Funnily enough, when you have leapt you can’t come back because there isn’t any back, there is only a thing to leap from and a space to leap into when you haven’t leapt. But when you are in a state of leapt, there is no precipice, if you see what I mean, because the precipice and jumping off are both associated with conceptual constructions. There is the idea of the firm ground that isn’t really firm ground, it just seems like that and then there is the sense of vast space that is a bit scary. But in a way both are wrong. There isn’t really a vast space. The vast space suggests it is some kind of foreign element, this vast space and this solid ground. But actually if you were in this vast space, you would realise it always was like that anyway. When you were on apparent solid ground, you were actually in the space, you just didn’t think you were.
So there is some sense in which the whole thing is a kind of confidence trick and nothing ever actually happened.

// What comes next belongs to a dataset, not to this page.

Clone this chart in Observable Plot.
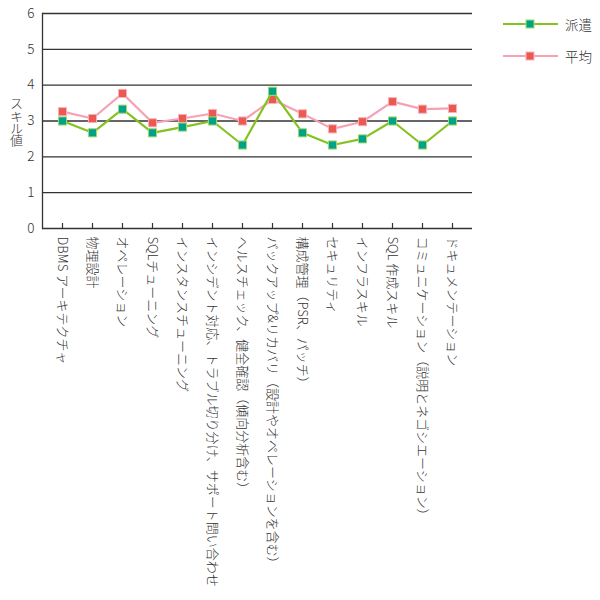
<!DOCTYPE html>
<html><head><meta charset="utf-8">
<script src="https://cdn.jsdelivr.net/npm/d3@7"></script>
<script src="https://cdn.jsdelivr.net/npm/@observablehq/plot@0.6"></script>
<style>
body{margin:0;background:#fff;font-family:"Noto Sans CJK JP",sans-serif;}
#wrap{position:relative;width:600px;height:600px;}
#chart svg text{font-weight:300;}
#ylabel{position:absolute;left:10px;top:97px;writing-mode:vertical-rl;text-orientation:upright;font-size:13px;color:#333;line-height:1;letter-spacing:-0.7px;font-weight:300;}
.leg{position:absolute;left:503px;height:16px;display:flex;align-items:center;font-size:13.5px;color:#333;font-weight:300;}
.leg svg{margin-right:6px;}
</style>
</head><body>
<div id="wrap"><div id="chart"></div><div id="ylabel">スキル値</div><div id="legend"></div></div>
<script>
const categories = [
  "DBMS アーキテクチャ",
  "物理設計",
  "オペレーション",
  "SQLチューニング",
  "インスタンスチューニング",
  "インシデント対応、トラブル切り分け、サポート問い合わせ",
  "ヘルスチェック、健全確認（傾向分析含む）",
  "バックアップ&リカバリ（設計やオペレーションを含む）",
  "構成管理（PSR、パッチ）",
  "セキュリティ",
  "インフラスキル",
  "SQL 作成スキル",
  "コミュニケーション（説明とネゴシエーション）",
  "ドキュメンテーション"
];
const haken = [3.0, 2.67, 3.33, 2.67, 2.83, 3.0, 2.33, 3.83, 2.67, 2.33, 2.5, 3.0, 2.33, 3.0];
const heikin = [3.26, 3.07, 3.77, 2.95, 3.07, 3.21, 3.0, 3.6, 3.2, 2.78, 2.98, 3.54, 3.33, 3.35];
const yTicks = [0, 1, 2, 3, 4, 5, 6];
const seriesNames = ["派遣", "平均"];
const lineColors = ["#84c21f", "#f5a3b4"];
const markerColors = ["#00a38a", "#ea5a50"];

const dHaken = categories.map((c, i) => ({c, v: haken[i]}));
const dAvg = categories.map((c, i) => ({c, v: heikin[i]}));

const chart = Plot.plot({
  width: 600, height: 600,
  marginLeft: 42, marginRight: 128, marginTop: 13, marginBottom: 372,
  style: {fontFamily: '"Noto Sans CJK JP", sans-serif', fontSize: "13px", color: "#333", background: "transparent"},
  x: {type: "point", domain: categories, padding: 0.5, label: null},
  y: {domain: [0, 6], label: null},
  marks: [
    Plot.ruleY(yTicks, {stroke: "#333", strokeWidth: 1.3}),
    Plot.frame({anchor: "left", stroke: "#333", strokeWidth: 1.3}),
    Plot.ruleX(categories, {x: d => d, y1: 0, y2: 0, insetTop: -5, stroke: "#333", strokeWidth: 1.2}),
    Plot.axisY({ticks: yTicks, tickFormat: d => String(d), tickSize: 0, tickPadding: 8, fontSize: 13.5, label: null}),
    Plot.axisX({tickSize: 0, tickPadding: 8, tickRotate: 90, fontSize: 13, label: null}),
    Plot.lineY(dAvg, {x: "c", y: "v", stroke: lineColors[1], strokeWidth: 2.2}),
    Plot.dot(dAvg, {x: "c", y: "v", symbol: "square", r: 4.6, fill: markerColors[1], stroke: "#f7b3be", strokeWidth: 1}),
    Plot.lineY(dHaken, {x: "c", y: "v", stroke: lineColors[0], strokeWidth: 2.2}),
    Plot.dot(dHaken, {x: "c", y: "v", symbol: "square", r: 4.6, fill: markerColors[0], stroke: "#a6d86a", strokeWidth: 1})
  ]
});
document.getElementById("chart").appendChild(chart);

const legend = document.getElementById("legend");
const tops = [16, 48];
seriesNames.forEach((name, i) => {
  const div = document.createElement("div");
  div.className = "leg";
  div.style.top = tops[i] + "px";
  div.innerHTML = `<svg width="56" height="16"><line x1="0" x2="55" y1="8" y2="8" stroke="${lineColors[i]}" stroke-width="2.2"/><rect x="23" y="4" width="8" height="8" fill="${markerColors[i]}" stroke="${i ? '#f7b3be' : '#a6d86a'}"/></svg><span>${name}</span>`;
  legend.appendChild(div);
});
</script>
</body></html>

But it is no good trying to convince yourself of that prematurely, because you don’t believe it. In fact you feel very much it is not true. It is only in hindsight that you think, “Oh wasn’t I really stupid, there never was anything other than this that I am in”. And the apparent fact that there is something I seem to be in isn’t even a possible discrimination, because you would have to then discriminate something where you weren’t in. But you always were there, so therefore the there isn’t anywhere, if you see what I mean. It only means something when you have the notion there is something different. And that fact that you think there is something different makes the thing that you eventually will be in actually seem to be different from what it will be (laughter). I think we’d better stop there.